I couldn’t help but have empathy for the female but also for the guy; he was just a kid who is 5 years older than my own son. He was clueless, naive, and he ASS-umed. I could actually see myself and our friends laughing about a situation like this – (hooking up with someone in a black out-where neither party remember or know each other’s names) in college or even last year. However, when it is your child, it is a whole different deal.
…This chapter lead to one of many future discussions with my kids about alcohol use and how we all, as parents, have to educate our kids on safe drinking. I can say I “don’t want my kids using alcohol” however I know they will. So atleast as parents, we need to specifically educate them exactly how to “drink responsibly.” Brevity is key.
“Drink responsibly” is the message that is repeated, but what does that mean?

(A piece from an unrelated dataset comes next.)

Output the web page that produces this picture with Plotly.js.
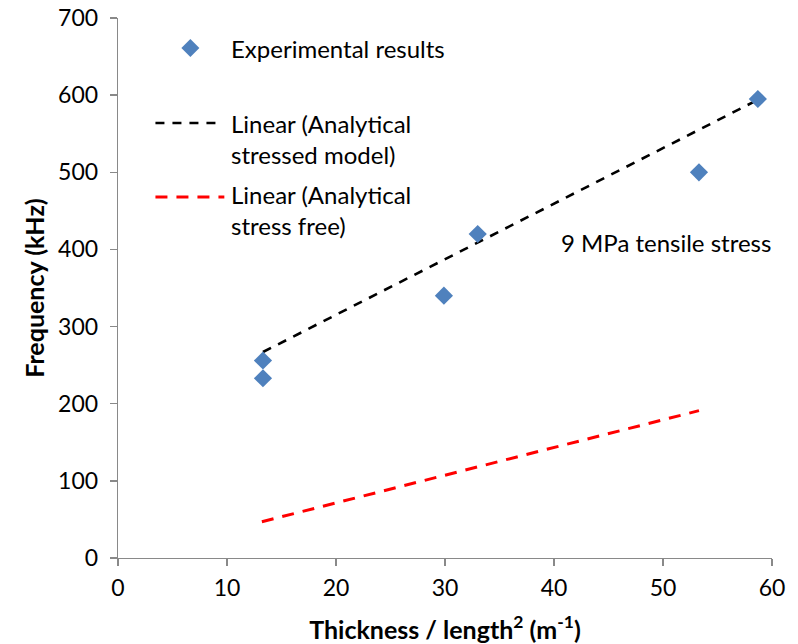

I had to figure that out for myself and it took 30 years! I still drink too fast.
Therefore, if we know this, we need to offer our kids some guidance on HOW to drink responsibly.
However there are so many societal mixed messages. The ambivalence is similar to Frank the tanks “I have a lot to do tomorrow, but it tastes so good as it touches your lips.”
(Speaking of mixed messages, coming soon is a spin off of this article regarding the D.A.R.E. program…gasp… yes I said it)
In educating kids and teens, you cannot always say a specific number of drinks or beers because everyone metabolizes alcohol differently. We also have to educate them on the social impact their “being responsible” might result in. Transparent Translation: their friends and peers might give them a lot of shit for turning down shots or not slamming beer after beer. We have to educate them that how much they can drink has nothing to do with “coolness.”
Peer pressure is real, even after you have kids and are an “adult.”😂
Example: I was at a party last year and another parent offered me a drink. I turned it down because it was already 3am and I had to get up for my kids games at 9am. He smirked and replied “You used to be fun.” My inner—insecure-socially-awkward-teenager-self-emerged and immediately wanted to grab a bong like Frank the tank and “show him”! Adult peer pressure is real.😂
As a 40-something adult, I STILL had to remind myself he is kidding, he really doesn’t care if I drink or not and he honestly won’t even remember saying that to me.
We all like to belong. We all want to be fun (Fun Bobby) https://youtu.be/3nJ_l5qMrdw
No one wants to feel “not fun” (turns out fun Bobby is not so fun anymore) https://youtu.be/Y9qR3y_oLXM
However, we all need to have these uncomfortable feelings and transparent conversations. 2020 Kids are fucking smart.